Ce livre avait toutes raisons d’être un coup médiatique, l’exploitation à des fins lucratives de la réputation sulfureuse de nos deux auteurs. Or, à mon sens, il n’en est rien. Bien au contraire. Il s’agit d’un ouvrage magnifique par la profondeur des thèmes abordés et l’émotion qui s’en dégage. Bien sûr il y a toute une partie - sans doute celle que privilégiera la critique - sur l’acharnement dont nos deux auteurs prétendent, à tort ou à raison, être victimes, et chacun aura son avis là-dessus, mais en dehors de la polémique immédiate, les pages sur la meute, la calomnie, le harcèlement, sont très belles. Et puis il y tout le reste, une réflexion tendue, passionnée, sur la foi et le matérialisme, l’engagement, la judéité, l’essence de la poésie, le devenir contemporain, etc., et puis l’évocation de l’enfance, des figures parentales, et puis cette intimité que l’on voit naître pour ainsi dire sous nos yeux - si émouvante par la joie que l’un et l’autre en éprouve - entre deux esprits nourris aux mêmes sources, puisant aux mêmes références littéraires et philosophiques. Dans cette époque qui est la nôtre d’acculturation avancée et de rupture avec tout ce qui constitue les fondements de notre identité, c’est rassurant et revigorant.

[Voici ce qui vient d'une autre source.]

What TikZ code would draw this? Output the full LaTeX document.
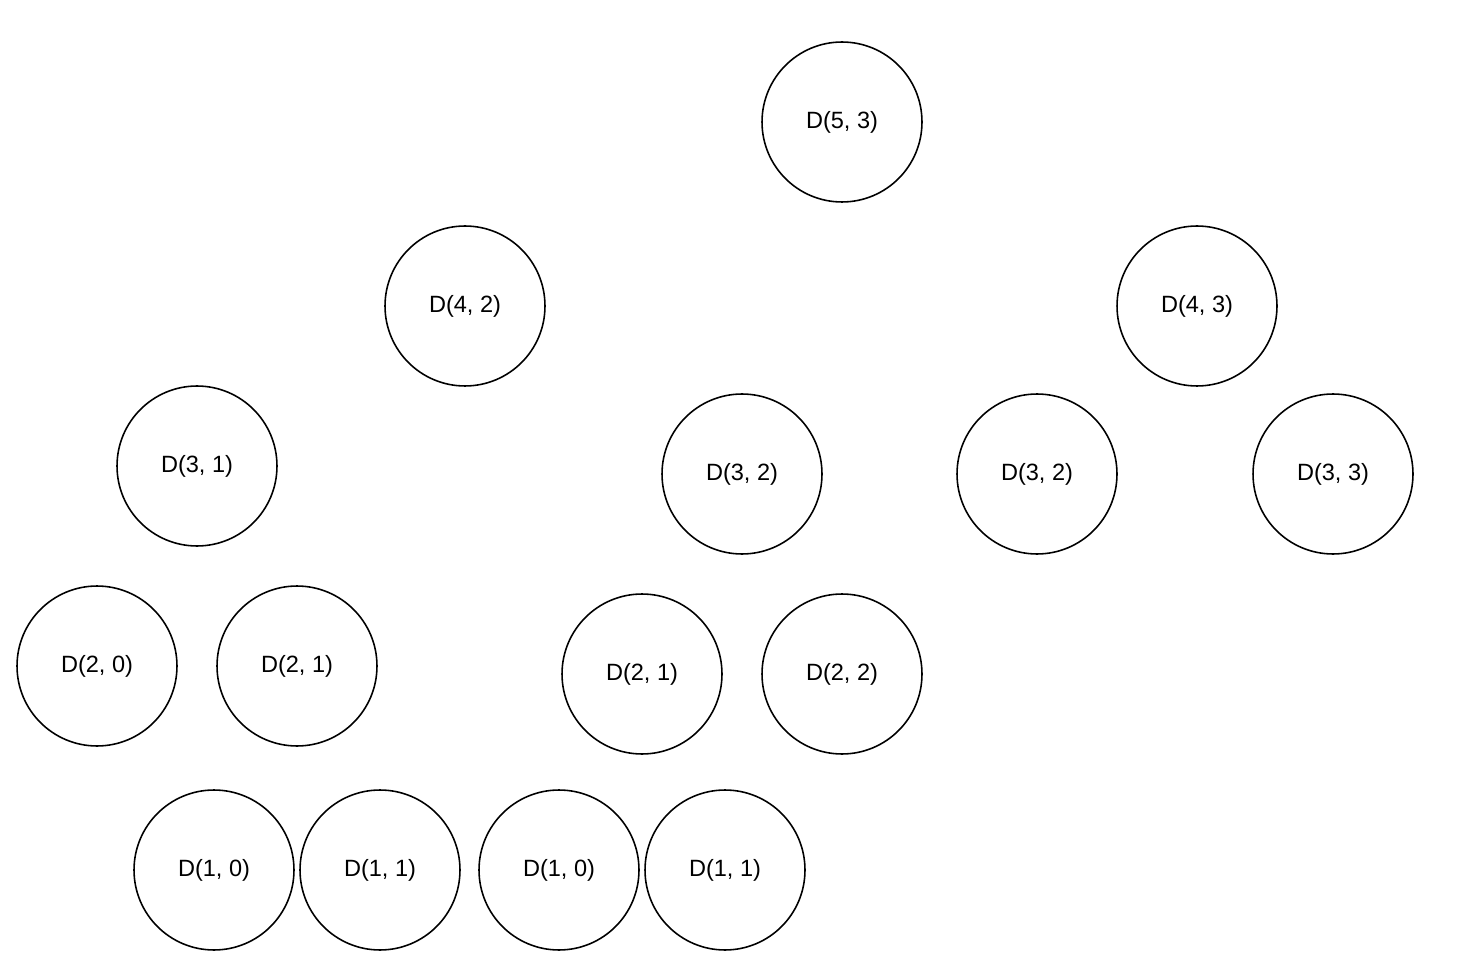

Cette note de lecture est donc un signal d’alerte pour ceux que le bruit ambiant aurait pu tromper sur la marchandise. Bien sûr, je sais que beaucoup préfèreront rester sous la bannière de Télérama ou du Nouvel Observateur (je ne sais pas ce que ces journaux ont écrit de ce livre mais je me doute). Un des traits caractéristiques du caractère français est l’autodénigrement. Chacun cultive le scepticisme afin d’être sûr de faire partie de ceux à qui « on ne la fait pas ». Ainsi Michel Houellebecq est considéré à peu près partout dans le monde comme le plus grand écrivain français contemporain, mais ici on ne s’en doute même pas, on préfère ricaner, on prétend qu’il ne sait pas écrire. Dans ma jeunesse on prétendait que Picasso ne savait pas dessiner. Les mêmes aujourd’hui courent à son exposition. Dans vingt ou quarante ans les contempteurs de Michel Houellebecq inaugureront des lycées à son nom. Lisez Ennemis Publics sans attendre jusque là.